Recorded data
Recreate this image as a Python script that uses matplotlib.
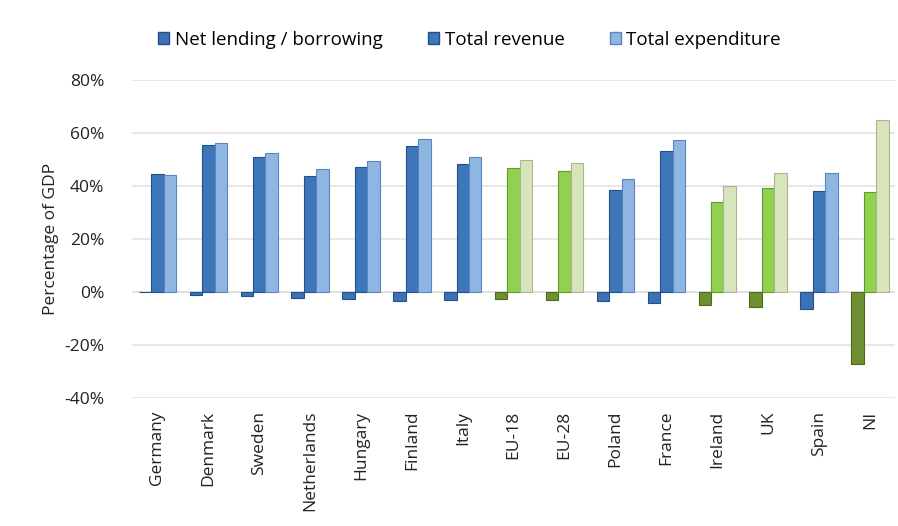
import numpy as np
import matplotlib.pyplot as plt
from matplotlib.patches import Patch

# Government finances, % of GDP
countries = ["Germany", "Denmark", "Sweden", "Netherlands", "Hungary", "Finland",
             "Italy", "EU-18", "EU-28", "Poland", "France", "Ireland", "UK",
             "Spain", "NI"]
net_lending = [0.2, -1.2, -1.5, -2.3, -2.6, -3.2, -3.0, -2.6, -3.0, -3.3,
               -4.0, -5.0, -5.5, -6.5, -27.0]
total_revenue = [44.6, 55.5, 51.1, 43.9, 47.3, 55.1, 48.2, 46.9, 45.7, 38.5,
                 53.2, 33.8, 39.4, 38.1, 37.6]
total_expenditure = [44.3, 56.3, 52.6, 46.3, 49.5, 57.6, 51.1, 49.8, 48.8, 42.5,
                     57.4, 40.0, 45.0, 45.0, 64.9]
# EU aggregates and UK/Ireland/NI shown in green
highlight = ["EU-18", "EU-28", "Ireland", "UK", "NI"]

blue = ["#3c72b5", "#3e76ba", "#8fb5e3"]
blue_edge = ["#24508a", "#24508a", "#5b86bd"]
green = ["#6f8f32", "#92d050", "#d8e4bc"]
green_edge = ["#4e6a1e", "#5f9a2a", "#a9b88c"]

plt.rcParams["font.family"] = ["Open Sans", "DejaVu Sans"]

fig = plt.figure(figsize=(8.98, 5.26), dpi=100)
ax = fig.add_axes([0.147, 0.243, 0.85, 0.605])

x = np.arange(len(countries))
w = 0.245
series = [net_lending, total_revenue, total_expenditure]
offsets = [-w, 0, w]

for i, name in enumerate(countries):
    pal, edg = (green, green_edge) if name in highlight else (blue, blue_edge)
    for k in range(3):
        ax.bar(x[i] + offsets[k], series[k][i], width=w, color=pal[k],
               edgecolor=edg[k], linewidth=0.8, zorder=3)

ax.set_xlim(-0.5, len(countries) - 0.5)
ax.set_ylim(-40, 80)
ax.set_yticks(range(-40, 81, 20))
ax.set_yticklabels([f"{v}%" for v in range(-40, 81, 20)], fontsize=12.5, color="#222222")
ax.set_xticks(x)
ax.set_xticklabels(countries, rotation=90, fontsize=12.5, color="#222222")
ax.tick_params(axis="both", length=0)
ax.tick_params(axis="y", pad=20)
ax.tick_params(axis="x", pad=9)
ax.yaxis.grid(True, color="#e3e3e3", linewidth=1.2, zorder=0)
ax.axhline(0, color="#d5d5d5", linewidth=1.2, zorder=1)
for s in ax.spines.values():
    s.set_visible(False)
ax.set_ylabel("Percentage of GDP", fontsize=12.5, color="#222222", labelpad=4)

handles = [Patch(facecolor=blue[0], edgecolor=blue_edge[0]),
           Patch(facecolor=blue[1], edgecolor=blue_edge[1]),
           Patch(facecolor=blue[2], edgecolor=blue_edge[2])]
fig.legend(handles, ["Net lending / borrowing", "Total revenue", "Total expenditure"],
           loc="center", bbox_to_anchor=(0.523, 0.924), ncol=3, frameon=False,
           fontsize=13.5, handlelength=0.6, handleheight=0.6, handletextpad=0.3,
           columnspacing=2.4)

fig.savefig("out.png", dpi=100)
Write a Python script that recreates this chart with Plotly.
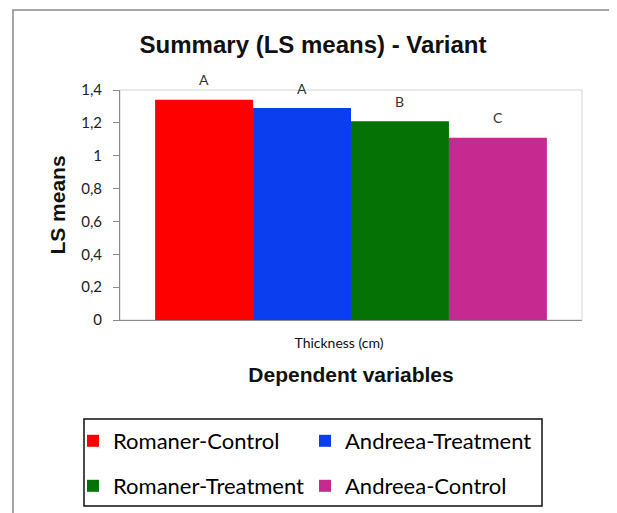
import plotly.graph_objects as go

# ---- data ----
categories = ["Thickness (cm)"]
series_names = ["Romaner-Control", "Andreea-Treatment", "Romaner-Treatment", "Andreea-Control"]
series_values = [1.34, 1.29, 1.21, 1.11]
series_letters = ["A", "A", "B", "C"]
series_colors = ["#FE0000", "#0A3FF0", "#047204", "#C6298F"]
series_legends = ["legend", "legend", "legend2", "legend2"]
y_tick_values = [0, 0.2, 0.4, 0.6, 0.8, 1.0, 1.2, 1.4]

W, H = 617, 513
OFF = 8  # page body margin offset in the screenshot
# plot area in screenshot pixels
PX0, PX1, PY0, PY1 = 120, 582, 90, 320
L, T = PX0 - OFF, PY0 - OFF
R, B = W - (PX1 - OFF), H - (PY1 - OFF)
PW, PH = PX1 - PX0, PY1 - PY0
BARGAP = 0.152


def px_x(p):
    return (p - PX0) / PW


def px_y(p):
    return (PY1 - p) / PH


fig = go.Figure()
for name, val, color, lg in zip(series_names, series_values, series_colors, series_legends):
    fig.add_trace(go.Bar(
        x=categories, y=[val], name=name, legend=lg,
        marker=dict(color=color, line=dict(width=0)),
    ))

# significance letters above each bar of the group
n = len(series_values)
bar_w = PW * (1 - BARGAP) / n
annotations = []
for i, (val, letter) in enumerate(zip(series_values, series_letters)):
    annotations.append(dict(
        x=categories[0], y=val, xref="x", yref="y", text=letter, showarrow=False,
        xshift=(i - (n - 1) / 2) * bar_w, yshift=20, yanchor="middle",
        font=dict(family="Lato", size=14, color="#333333"),
    ))

legend_common = dict(
    orientation="h", xanchor="left", yanchor="middle",
    font=dict(family="Lato", size=22, color="#000000"),
    bgcolor="rgba(0,0,0,0)", borderwidth=0,
    entrywidth=187, entrywidthmode="pixels",
)

fig.update_layout(
    width=W, height=H,
    margin=dict(l=L, r=R, t=T, b=B),
    paper_bgcolor="white", plot_bgcolor="white",
    separators=",.",
    barmode="group", bargap=BARGAP, bargroupgap=0,
    showlegend=True,
    annotations=annotations,
    title=dict(text="<b>Summary (LS means) - Variant</b>", x=(313 - OFF) / W, xanchor="center",
               y=1 - (45 - OFF) / H, yanchor="middle",
               font=dict(family="Liberation Sans", size=24, color="#111111")),
    legend=dict(x=px_x(73), y=px_y(441), **legend_common),
    legend2=dict(x=px_x(73), y=px_y(486), **legend_common),
    xaxis=dict(
        showline=True, linecolor="#8c8c8c", linewidth=1, ticks="",
        ticklabelstandoff=10, ticklabelshift=-12,
        tickfont=dict(family="Lato", size=14, color="#111111"),
        title=dict(text="<b>Dependent variables</b>", standoff=17,
                   font=dict(family="Liberation Sans", size=21, color="#111111")),
        showgrid=False, zeroline=False,
    ),
    yaxis=dict(
        range=[0, 1.4], tickvals=y_tick_values,
        showline=True, linecolor="#8c8c8c", linewidth=1,
        ticks="outside", ticklen=6, tickcolor="#8c8c8c",
        ticklabelstandoff=8,
        tickfont=dict(family="Lato", size=15, color="#222222"),
        title=dict(text="<b>LS means</b>", standoff=9,
                   font=dict(family="Liberation Sans", size=21, color="#111111")),
        showgrid=False, zeroline=False,
    ),
    shapes=[
        dict(type="rect", xref="paper", yref="paper", x0=0, x1=1, y0=0, y1=1,
             line=dict(color="#d4d4d4", width=1), layer="below"),
        dict(type="rect", xref="paper", yref="paper",
             x0=px_x(13), x1=px_x(610), y0=px_y(10), y1=px_y(530),
             line=dict(color="#8a8a8a", width=1.5)),
        dict(type="rect", xref="paper", yref="paper",
             x0=px_x(84), x1=px_x(542), y0=px_y(419), y1=px_y(506),
             line=dict(color="#111111", width=1.5)),
    ],
)

fig.write_html("out.html")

(WHAT YOU HAVE TO DO): Every record above should be written out again exactly; the pictures stay out of the copy.

(WRITTEN ANSWER):
Recreate this image as a Python script that uses matplotlib.
import numpy as np
import matplotlib.pyplot as plt
from matplotlib.patches import Patch

# Government finances, % of GDP
countries = ["Germany", "Denmark", "Sweden", "Netherlands", "Hungary", "Finland",
             "Italy", "EU-18", "EU-28", "Poland", "France", "Ireland", "UK",
             "Spain", "NI"]
net_lending = [0.2, -1.2, -1.5, -2.3, -2.6, -3.2, -3.0, -2.6, -3.0, -3.3,
               -4.0, -5.0, -5.5, -6.5, -27.0]
total_revenue = [44.6, 55.5, 51.1, 43.9, 47.3, 55.1, 48.2, 46.9, 45.7, 38.5,
                 53.2, 33.8, 39.4, 38.1, 37.6]
total_expenditure = [44.3, 56.3, 52.6, 46.3, 49.5, 57.6, 51.1, 49.8, 48.8, 42.5,
                     57.4, 40.0, 45.0, 45.0, 64.9]
# EU aggregates and UK/Ireland/NI shown in green
highlight = ["EU-18", "EU-28", "Ireland", "UK", "NI"]

blue = ["#3c72b5", "#3e76ba", "#8fb5e3"]
blue_edge = ["#24508a", "#24508a", "#5b86bd"]
green = ["#6f8f32", "#92d050", "#d8e4bc"]
green_edge = ["#4e6a1e", "#5f9a2a", "#a9b88c"]

plt.rcParams["font.family"] = ["Open Sans", "DejaVu Sans"]

fig = plt.figure(figsize=(8.98, 5.26), dpi=100)
ax = fig.add_axes([0.147, 0.243, 0.85, 0.605])

x = np.arange(len(countries))
w = 0.245
series = [net_lending, total_revenue, total_expenditure]
offsets = [-w, 0, w]

for i, name in enumerate(countries):
    pal, edg = (green, green_edge) if name in highlight else (blue, blue_edge)
    for k in range(3):
        ax.bar(x[i] + offsets[k], series[k][i], width=w, color=pal[k],
               edgecolor=edg[k], linewidth=0.8, zorder=3)

ax.set_xlim(-0.5, len(countries) - 0.5)
ax.set_ylim(-40, 80)
ax.set_yticks(range(-40, 81, 20))
ax.set_yticklabels([f"{v}%" for v in range(-40, 81, 20)], fontsize=12.5, color="#222222")
ax.set_xticks(x)
ax.set_xticklabels(countries, rotation=90, fontsize=12.5, color="#222222")
ax.tick_params(axis="both", length=0)
ax.tick_params(axis="y", pad=20)
ax.tick_params(axis="x", pad=9)
ax.yaxis.grid(True, color="#e3e3e3", linewidth=1.2, zorder=0)
ax.axhline(0, color="#d5d5d5", linewidth=1.2, zorder=1)
for s in ax.spines.values():
    s.set_visible(False)
ax.set_ylabel("Percentage of GDP", fontsize=12.5, color="#222222", labelpad=4)

handles = [Patch(facecolor=blue[0], edgecolor=blue_edge[0]),
           Patch(facecolor=blue[1], edgecolor=blue_edge[1]),
           Patch(facecolor=blue[2], edgecolor=blue_edge[2])]
fig.legend(handles, ["Net lending / borrowing", "Total revenue", "Total expenditure"],
           loc="center", bbox_to_anchor=(0.523, 0.924), ncol=3, frameon=False,
           fontsize=13.5, handlelength=0.6, handleheight=0.6, handletextpad=0.3,
           columnspacing=2.4)

fig.savefig("out.png", dpi=100)
Write a Python script that recreates this chart with Plotly.
import plotly.graph_objects as go

# ---- data ----
categories = ["Thickness (cm)"]
series_names = ["Romaner-Control", "Andreea-Treatment", "Romaner-Treatment", "Andreea-Control"]
series_values = [1.34, 1.29, 1.21, 1.11]
series_letters = ["A", "A", "B", "C"]
series_colors = ["#FE0000", "#0A3FF0", "#047204", "#C6298F"]
series_legends = ["legend", "legend", "legend2", "legend2"]
y_tick_values = [0, 0.2, 0.4, 0.6, 0.8, 1.0, 1.2, 1.4]

W, H = 617, 513
OFF = 8  # page body margin offset in the screenshot
# plot area in screenshot pixels
PX0, PX1, PY0, PY1 = 120, 582, 90, 320
L, T = PX0 - OFF, PY0 - OFF
R, B = W - (PX1 - OFF), H - (PY1 - OFF)
PW, PH = PX1 - PX0, PY1 - PY0
BARGAP = 0.152


def px_x(p):
    return (p - PX0) / PW


def px_y(p):
    return (PY1 - p) / PH


fig = go.Figure()
for name, val, color, lg in zip(series_names, series_values, series_colors, series_legends):
    fig.add_trace(go.Bar(
        x=categories, y=[val], name=name, legend=lg,
        marker=dict(color=color, line=dict(width=0)),
    ))

# significance letters above each bar of the group
n = len(series_values)
bar_w = PW * (1 - BARGAP) / n
annotations = []
for i, (val, letter) in enumerate(zip(series_values, series_letters)):
    annotations.append(dict(
        x=categories[0], y=val, xref="x", yref="y", text=letter, showarrow=False,
        xshift=(i - (n - 1) / 2) * bar_w, yshift=20, yanchor="middle",
        font=dict(family="Lato", size=14, color="#333333"),
    ))

legend_common = dict(
    orientation="h", xanchor="left", yanchor="middle",
    font=dict(family="Lato", size=22, color="#000000"),
    bgcolor="rgba(0,0,0,0)", borderwidth=0,
    entrywidth=187, entrywidthmode="pixels",
)

fig.update_layout(
    width=W, height=H,
    margin=dict(l=L, r=R, t=T, b=B),
    paper_bgcolor="white", plot_bgcolor="white",
    separators=",.",
    barmode="group", bargap=BARGAP, bargroupgap=0,
    showlegend=True,
    annotations=annotations,
    title=dict(text="<b>Summary (LS means) - Variant</b>", x=(313 - OFF) / W, xanchor="center",
               y=1 - (45 - OFF) / H, yanchor="middle",
               font=dict(family="Liberation Sans", size=24, color="#111111")),
    legend=dict(x=px_x(73), y=px_y(441), **legend_common),
    legend2=dict(x=px_x(73), y=px_y(486), **legend_common),
    xaxis=dict(
        showline=True, linecolor="#8c8c8c", linewidth=1, ticks="",
        ticklabelstandoff=10, ticklabelshift=-12,
        tickfont=dict(family="Lato", size=14, color="#111111"),
        title=dict(text="<b>Dependent variables</b>", standoff=17,
                   font=dict(family="Liberation Sans", size=21, color="#111111")),
        showgrid=False, zeroline=False,
    ),
    yaxis=dict(
        range=[0, 1.4], tickvals=y_tick_values,
        showline=True, linecolor="#8c8c8c", linewidth=1,
        ticks="outside", ticklen=6, tickcolor="#8c8c8c",
        ticklabelstandoff=8,
        tickfont=dict(family="Lato", size=15, color="#222222"),
        title=dict(text="<b>LS means</b>", standoff=9,
                   font=dict(family="Liberation Sans", size=21, color="#111111")),
        showgrid=False, zeroline=False,
    ),
    shapes=[
        dict(type="rect", xref="paper", yref="paper", x0=0, x1=1, y0=0, y1=1,
             line=dict(color="#d4d4d4", width=1), layer="below"),
        dict(type="rect", xref="paper", yref="paper",
             x0=px_x(13), x1=px_x(610), y0=px_y(10), y1=px_y(530),
             line=dict(color="#8a8a8a", width=1.5)),
        dict(type="rect", xref="paper", yref="paper",
             x0=px_x(84), x1=px_x(542), y0=px_y(419), y1=px_y(506),
             line=dict(color="#111111", width=1.5)),
    ],
)

fig.write_html("out.html")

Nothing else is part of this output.